China Resources Beer Holdings Company Limited is a Chinese brewery which limits their operations to the Asian market. With a volume sales of 126 million the company has a market share of 6 percent like Carlsberg and is the fourth biggest brewery globally. The company’s revenue amounts to DKK 31 billion in 2017.

The beer industry counts many players, however each market is characterized by only a few major players. This observation can be measured by the ‘four-firm concentration ratio’ framework CR4 which calculates the percentage of market share amongst the four largest firms in a market. When looking at the three operating regions of Carlsberg, it can be determined that the three markets are oligopolies because in Western Europe the four largest companies have a joint market share of 42,3

percent, in Eastern Europe the CR4 ratio is around 61,6 percent and in Asia around 46 percent26 (Euromonitor, 2018). This indicates an intense competition. Furthermore, given the high amount of operating breweries there is an extreme price competition especially in the mainstream beer as it lacks differentiation and customers are price sensitive. Additionally, the competition especially in Western Europe is increased by the rising demand for craft and specialty beer as well as healthier choices like non-alcoholic beers. This trend is reflected in the increased penetration through microbreweries.
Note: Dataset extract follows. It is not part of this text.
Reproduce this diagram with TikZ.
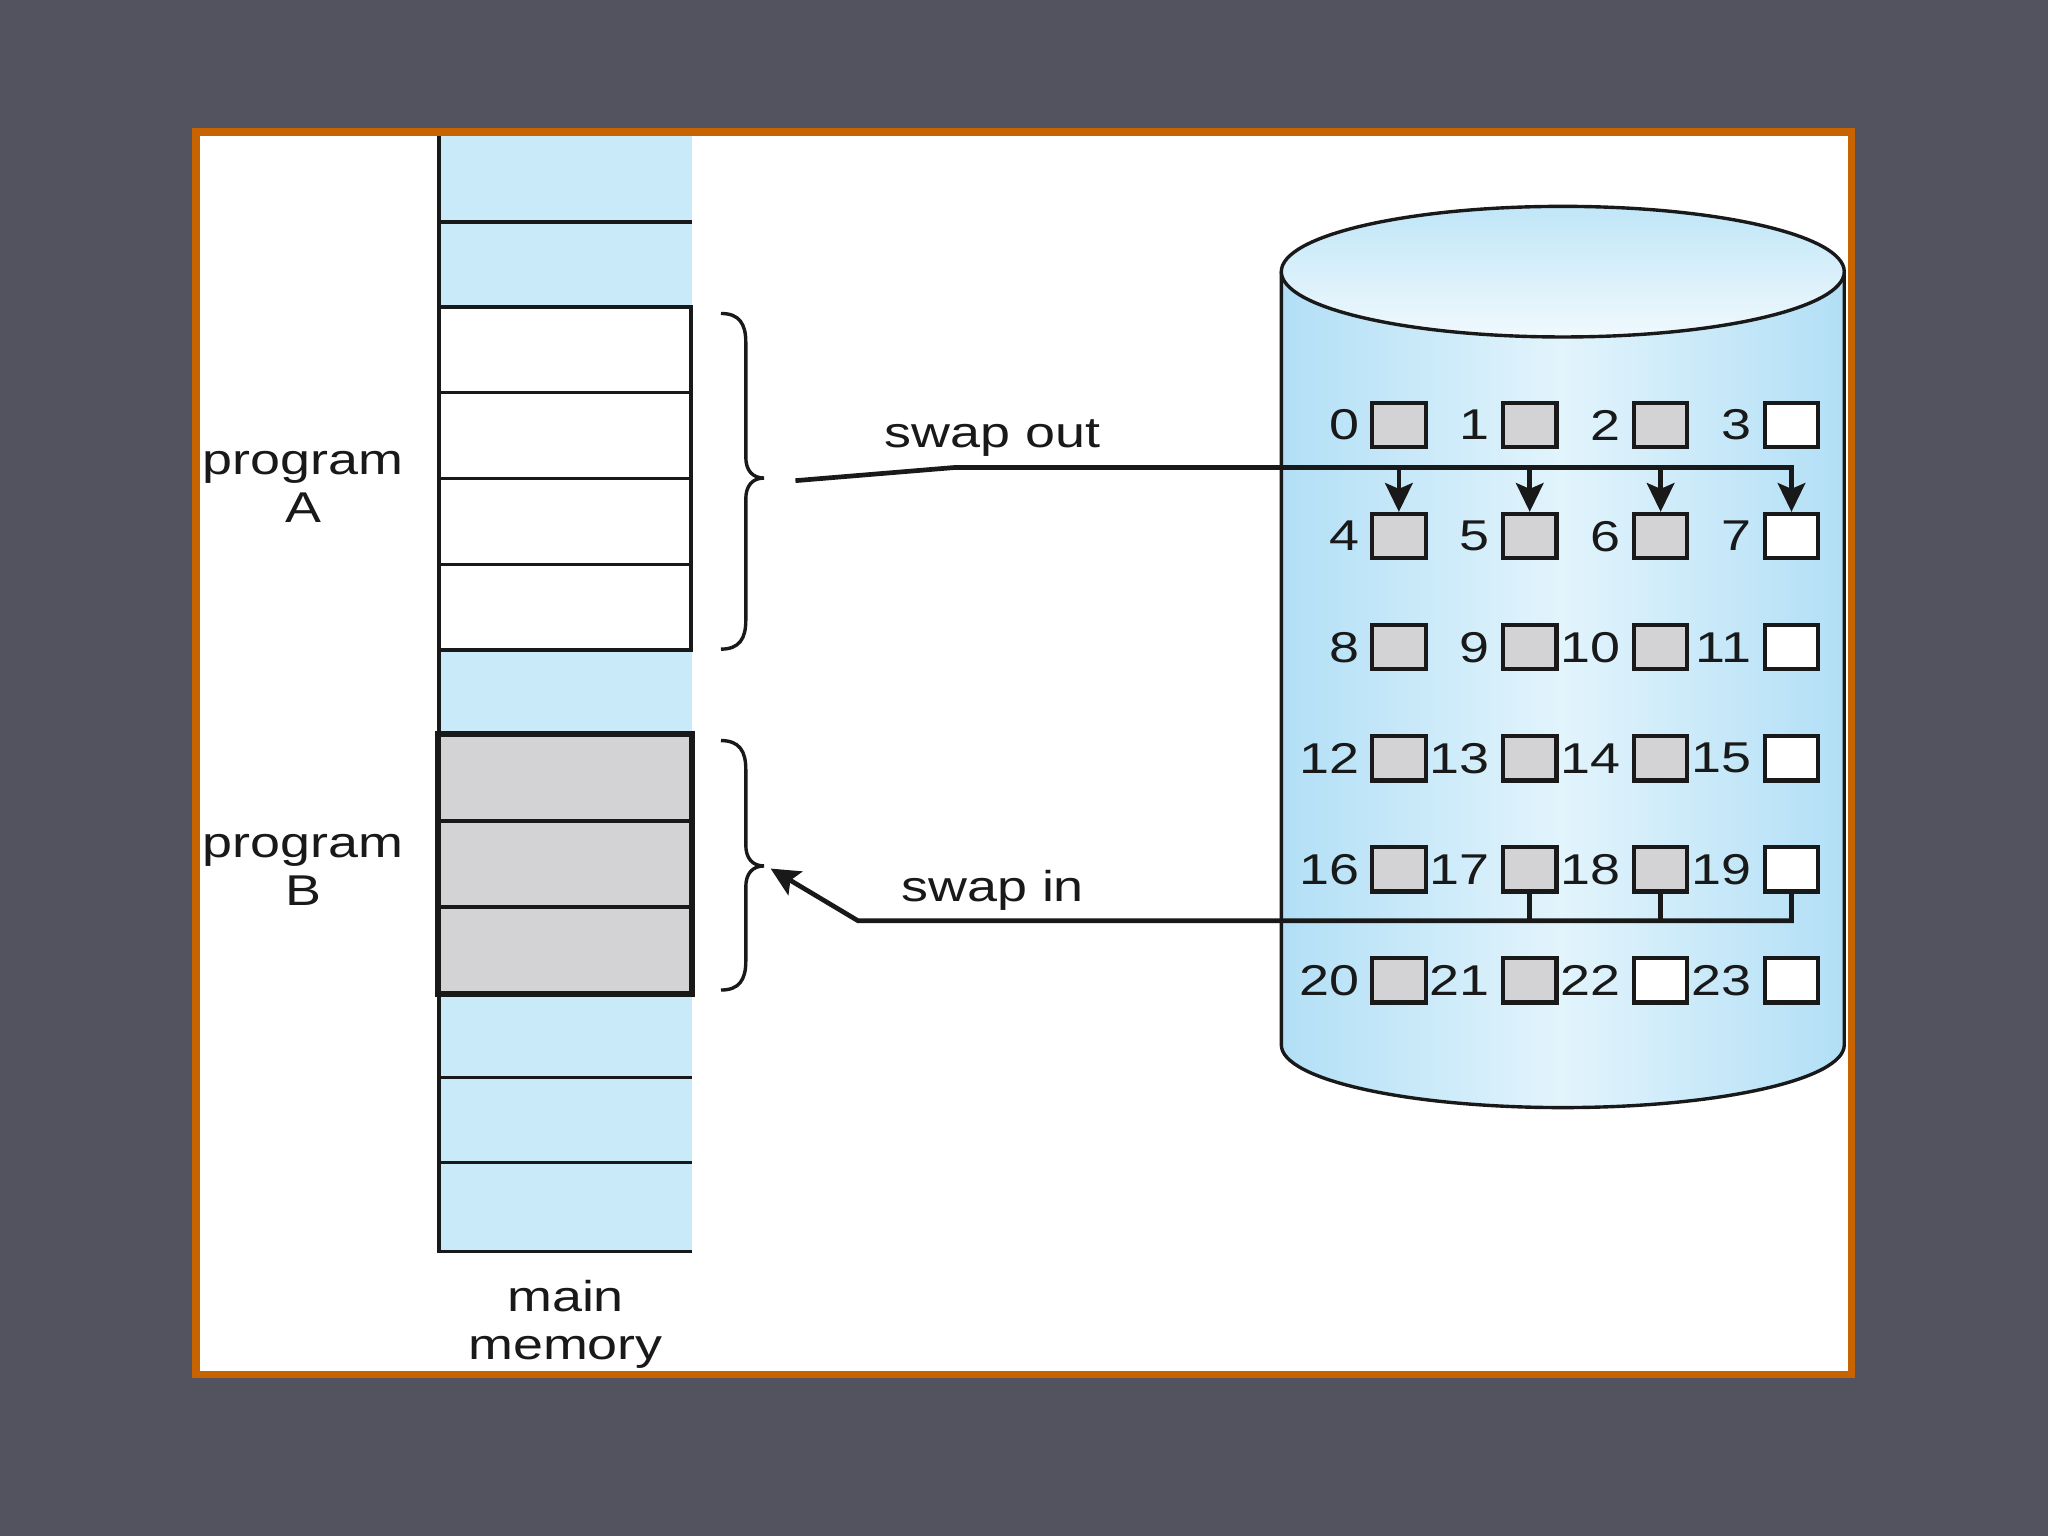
\documentclass[tikz,border=0pt]{standalone}
\usepackage{fontspec}
\setmainfont{Liberation Sans}[FakeStretch=1.25]
\usetikzlibrary{arrows.meta}
\definecolor{bgslate}{RGB}{83,83,96}
\definecolor{frameorange}{RGB}{200,100,0}
\definecolor{memblue}{RGB}{200,234,249}
\definecolor{blockgray}{RGB}{211,211,214}
\definecolor{diskedge}{RGB}{178,223,246}
\definecolor{diskmid}{RGB}{226,244,252}
\definecolor{topone}{RGB}{192,230,248}
\definecolor{toptwo}{RGB}{240,249,253}
\definecolor{inkc}{RGB}{25,25,25}
\begin{document}
\begin{tikzpicture}[x=0.5pt,y=-0.5pt,
  txt/.style={font=\fontsize{16.5}{18.5}\selectfont, text=inkc, inner sep=0pt},
  blk/.style={draw=inkc, line width=1.6pt, minimum width=20.5pt, minimum height=17pt, inner sep=0pt},
  gblk/.style={blk, fill=blockgray},
  wblk/.style={blk, fill=white},
  memblk/.style={draw=inkc, line width=1.3pt, minimum width=96.5pt, minimum height=32.85pt, inner sep=0pt},
  conn/.style={draw=inkc, line width=1.8pt},
  tip/.style={-{Stealth[length=11pt,width=10.5pt,inset=2.2pt]}},
  memline/.style={draw=inkc, line width=1.3pt},
  bracepath/.style={draw=inkc, line width=1.3pt}
]
\useasboundingbox (0,0) rectangle (1568,1176);
\fill[bgslate] (0,0) rectangle (1568,1176);
\fill[frameorange] (147,98) rectangle (1420,1055);
\fill[white] (153,104) rectangle (1415,1050);

% main memory column
\fill[memblue] (336,104) rectangle (530,958);
\draw[memline] (336,104) -- (336,958) -- (530,958);
\draw[memline] (336,170) -- (530,170);
\draw[memline] (336,825) -- (530,825);
\draw[memline] (336,890) -- (530,890);

\node[memblk, fill=white] (A1) at (432.5,267.85) {};
\node[memblk, fill=white] (A2) at (432.5,333.55) {};
\node[memblk, fill=white] (A3) at (432.5,399.25) {};
\node[memblk, fill=white] (A4) at (432.5,464.95) {};

\node[memblk, fill=blockgray] (B1) at (432.5,595.85) {};
\node[memblk, fill=blockgray] (B2) at (432.5,661.55) {};
\node[memblk, fill=blockgray] (B3) at (432.5,727.25) {};
\draw[inkc, line width=1.9pt] (B1.north west) rectangle (B3.south east);

% braces
\coordinate (braceAtip) at (585,366);
\coordinate (braceBtip) at (585,663);
\draw[bracepath] (552,240) .. controls (566,240) and (571,248) .. (571,262) -- (571,350)
  .. controls (571,360) and (576,366) .. (braceAtip)
  .. controls (576,366) and (571,372) .. (571,382) -- (571,475)
  .. controls (571,489) and (566,497) .. (552,497);
\draw[bracepath] (552,567) .. controls (566,567) and (571,575) .. (571,589) -- (571,647)
  .. controls (571,657) and (576,663) .. (braceBtip)
  .. controls (576,663) and (571,669) .. (571,679) -- (571,736)
  .. controls (571,750) and (566,758) .. (552,758);

% labels
\node[txt, align=center] (progA) at (232,373) {program\\A};
\node[txt, align=center] (progB) at (232,666) {program\\B};
\node[txt, align=center] (mainmem) at (433,1014) {main\\memory};

% disk
\shade[left color=diskedge, right color=diskedge, middle color=diskmid]
  (981,208) -- (981,800) .. controls (981,826.5) and (1077.5,848) .. (1196.5,848)
  .. controls (1315.5,848) and (1412,826.5) .. (1412,800) -- (1412,208) -- cycle;
\draw[inkc, line width=1.3pt]
  (981,208) -- (981,800) .. controls (981,826.5) and (1077.5,848) .. (1196.5,848)
  .. controls (1315.5,848) and (1412,826.5) .. (1412,800) -- (1412,208);
\path[top color=topone, bottom color=toptwo, draw=inkc, line width=1.3pt]
  (1196.5,208) ellipse [x radius=215.5, y radius=50];

% disk blocks
\foreach \n/\c/\r/\s in {0/0/0/gblk,1/1/0/gblk,2/2/0/gblk,3/3/0/wblk,
  4/0/1/gblk,5/1/1/gblk,6/2/1/gblk,7/3/1/wblk,
  8/0/2/gblk,9/1/2/gblk,10/2/2/gblk,11/3/2/wblk,
  12/0/3/gblk,13/1/3/gblk,14/2/3/gblk,15/3/3/wblk,
  16/0/4/gblk,17/1/4/gblk,18/2/4/gblk,19/3/4/wblk,
  20/0/5/gblk,21/1/5/gblk,22/2/5/wblk,23/3/5/wblk}{
  \node[\s] (b\n) at ({1071+100.2*\c},{325.5+85*\r}) {};
  \node[txt, anchor=east] (l\n) at ([xshift=-4pt]b\n.west) {\n};
}

% swap out
\coordinate (sostart) at (609,368);
\coordinate (sobend) at (730,358);
\draw[conn, tip] (sostart) -- (sobend) -| (b7.north);
\foreach \k in {4,5,6} \draw[conn, tip] (b\k.north |- sobend) -- (b\k.north);
\node[txt] (swapout) at (760,335) {swap out};

% swap in
\coordinate (sibend) at (657,705);
\coordinate (sitip) at (590,665);
\draw[conn, tip] (b19.south) |- (sibend) -- (sitip);
\foreach \k in {17,18} \draw[conn] (b\k.south) -- (b\k.south |- sibend);
\node[txt] (swapin) at (760,682) {swap in};
\end{tikzpicture}
\end{document}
Therefore, a large brewery like Carlsberg does not only compete with large players but also with microbreweries, even though a single brewery does not pose a threat to the company’s sales.

Furthermore, the exit barrier in the brewing industry is high which increases competition further. This is due to the fact that breweries require special and expensive production facilities which cannot be used in other industries. Therefore, it is costly to close down production in case of market exit. Hence companies might continue the production even though the profit margin is only marginal profitable.

The extent of rivalry is also influenced by industry growth. The future growth rate of the beer industry is an important factor as future expectations have a big influence on profit potential and the attractiveness of the market (Porter, 1979). The mature Western European grew in volume terms by 0,5 percent in 2017. Forecasts predict that the market growth remains in most countries positive but under 1 percent until 2021. In Eastern Europe, the market growth in 2017 was around 0,6 percent whereas the previous four years are characterized by a negative growth rate. Forecasts estimate positive market growth until 2021. In Asia, the market growth in 2017 was on average 2,6 percent and the forecasting predicts a positive market growth until 2021. Most of the markets in Asia are growing however Carlsberg’s biggest market China shows declining market growth27 (Euromonitor, 2018). The moderate growth rates indicate that the competition is severe as companies are not able to achieve growth through increased demand but rather through the gain of additional market shares.

However, this analysis relies on the market share in volume terms. Companies are also able to achieve increased revenue through price increases.

Overall, the rivalry in the brewing industry is assessed to be neutral.

26 CR4 Index in appendix 2

27 Market volume forecast in appendix 27

Our analysis of the five forces leads to the conclusion that the competitiveness in the brewing industry is moderate. Carlsberg does not face an immense risk from buyers, suppliers, new entrants or substitute products. We identify Carlsberg’s competition as the biggest threat.